The steric hindrance between the amide carbonyl and the ethoxy O atom is released by the adoption of the conformation exhibited by compound (I), in which the O2···O4 contact distance of 2.893 (2) Å is longer than the equivalent distance of 2.640 (2) Å observed in the antiperiplanar conformation (Padilla-Martínez et al., 2003), but is nevertheless shorter than the sum of the van der Waals radii (3.04 Å; Bondi, 1964).
It is worth noting that the almost perpendicular conformation between the two carbonyl groups in (I) seems to be preferred in oxamates derived from secondary amines (Venkatramani et al., 1994), in contrast with the antiperiplanar arrangement usually found in those derived from primary amines, probably due to its stabilization by strong intramolecular hydrogen-bonding interactions (Padilla-Martínez et al., 2001; García-Báez et al., 2003).
An intramolecular soft C—H···O hydrogen-bonding interaction (Desiraju, 1996) exists between C8—H8B and the amidic carbonyl O2 atom [C8···O2 2.42 Å 2.842 (2) Å in Table 2? and C8—H8B···O2 106°], forming an S(5) ring motif, according to graph-set notation (Bernstein et al., 1995).

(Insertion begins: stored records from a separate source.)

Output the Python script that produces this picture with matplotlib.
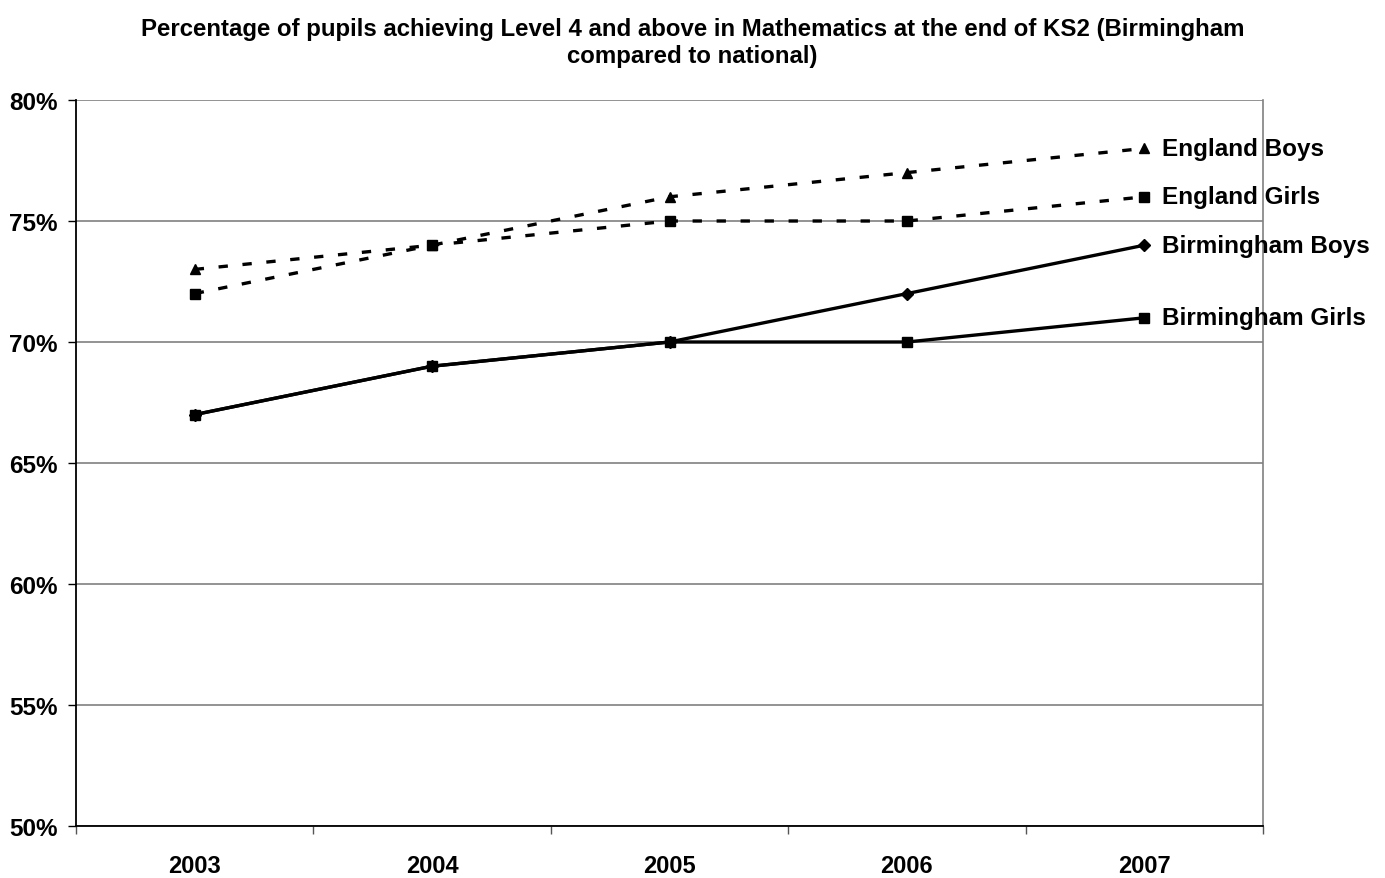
import matplotlib
matplotlib.use("Agg")
import matplotlib.pyplot as plt
from matplotlib.ticker import FixedLocator, PercentFormatter

plt.rcParams['font.family'] = ['Liberation Sans', 'DejaVu Sans']

years = ["2003", "2004", "2005", "2006", "2007"]
england_boys = [73, 74, 76, 77, 78]
england_girls = [72, 74, 75, 75, 76]
birmingham_boys = [67, 69, 70, 72, 74]
birmingham_girls = [67, 69, 70, 70, 71]

series = [
    ("England Boys", england_boys, (0, (2.8, 4.4)), "^", 7.5),
    ("England Girls", england_girls, (0, (2.8, 4.4)), "s", 7.5),
    ("Birmingham Boys", birmingham_boys, "-", "D", 6),
    ("Birmingham Girls", birmingham_girls, "-", "s", 7.5),
]

fig = plt.figure(figsize=(13.85, 8.79), dpi=100)
ax = fig.add_axes([76/1385, 1-827/879, (1263-76)/1385, (827-101)/879])

x = [i + 0.5 for i in range(len(years))]
for name, vals, ls, mk, ms in series:
    ax.plot(x, vals, color="black", linestyle=ls, linewidth=2.4, marker=mk,
            markersize=ms, zorder=3, clip_on=False)
    ax.annotate(name, (x[-1], vals[-1]), xytext=(13, 0), textcoords="offset points",
                va="center", ha="left", fontsize=17.5, fontweight="bold", zorder=4)

ax.set_xlim(0, len(years))
ax.set_ylim(50, 80)
ax.yaxis.set_major_locator(FixedLocator([50, 55, 60, 65, 70, 75, 80]))
ax.yaxis.set_major_formatter(PercentFormatter(decimals=0))
ax.grid(axis="y", color="#808080", linewidth=1.2, zorder=0)
ax.set_axisbelow(True)

ax.set_xticks(range(len(years) + 1))
ax.set_xticklabels([])
ax.set_xticks(x, minor=True)
ax.set_xticklabels(years, minor=True)
ax.tick_params(axis="x", which="minor", length=0, pad=20, labelsize=17)
ax.tick_params(axis="x", which="major", length=6, width=1, color="#555555", direction="out")
ax.tick_params(axis="y", length=6, width=1, direction="out", labelsize=17.5, pad=7)
for lbl in ax.get_xticklabels(minor=True) + ax.get_yticklabels():
    lbl.set_fontweight("bold")

ax.spines["left"].set_color("black")
ax.spines["bottom"].set_color("black")
ax.spines["left"].set_linewidth(1.3)
ax.spines["bottom"].set_linewidth(1.3)
ax.spines["right"].set_color("#808080")
ax.spines["right"].set_linewidth(1.2)
ax.spines["top"].set_visible(False)

fig.text(0.5, 1 - 43/879,
         "Percentage of pupils achieving Level 4 and above in Mathematics at the end of KS2 (Birmingham\ncompared to national)",
         ha="center", va="center", fontsize=17.3, fontweight="bold", linespacing=1.25)

fig.savefig("out.png", dpi=100, facecolor="white")
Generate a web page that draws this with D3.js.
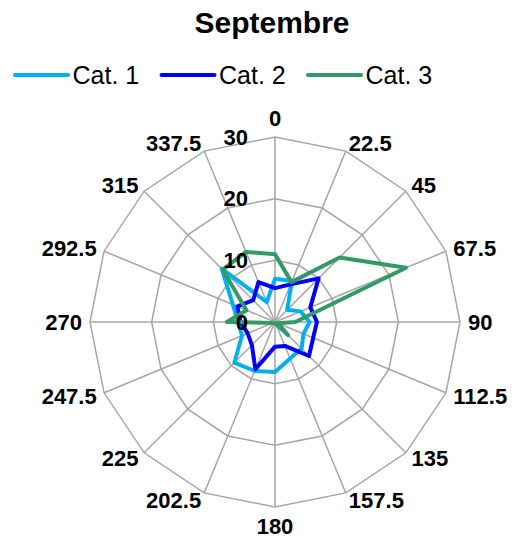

The hydrogen-bonding geometry is listed in Table 2. Infinite supramolecular tapes, which propagate along the b direction (Fig. 2), are formed through a second soft hydrogen-bonding interaction along C7—H7B···O2i [C7···O2 3.425 (2) Å and C7—H7B···O2 156°; symmetry code: (i) 1 + x, y, z], which forms a twelve-membered ring described by the graph-set descriptor R22(12). The rotation energy barrier around the oxalyl C2—C3 bond should be low enough that these two hydrogen bonds fix the molecule of (I) in a symmetrical conformation in the solid state. On the other hand, the four C atoms of the piperazine ring are observed as four different signals, at 45.5, 44.7, 40.7 and 40.0 p.p.m. by 13C NMR, revealing the predominance of a non-symmetrical conformation in solution.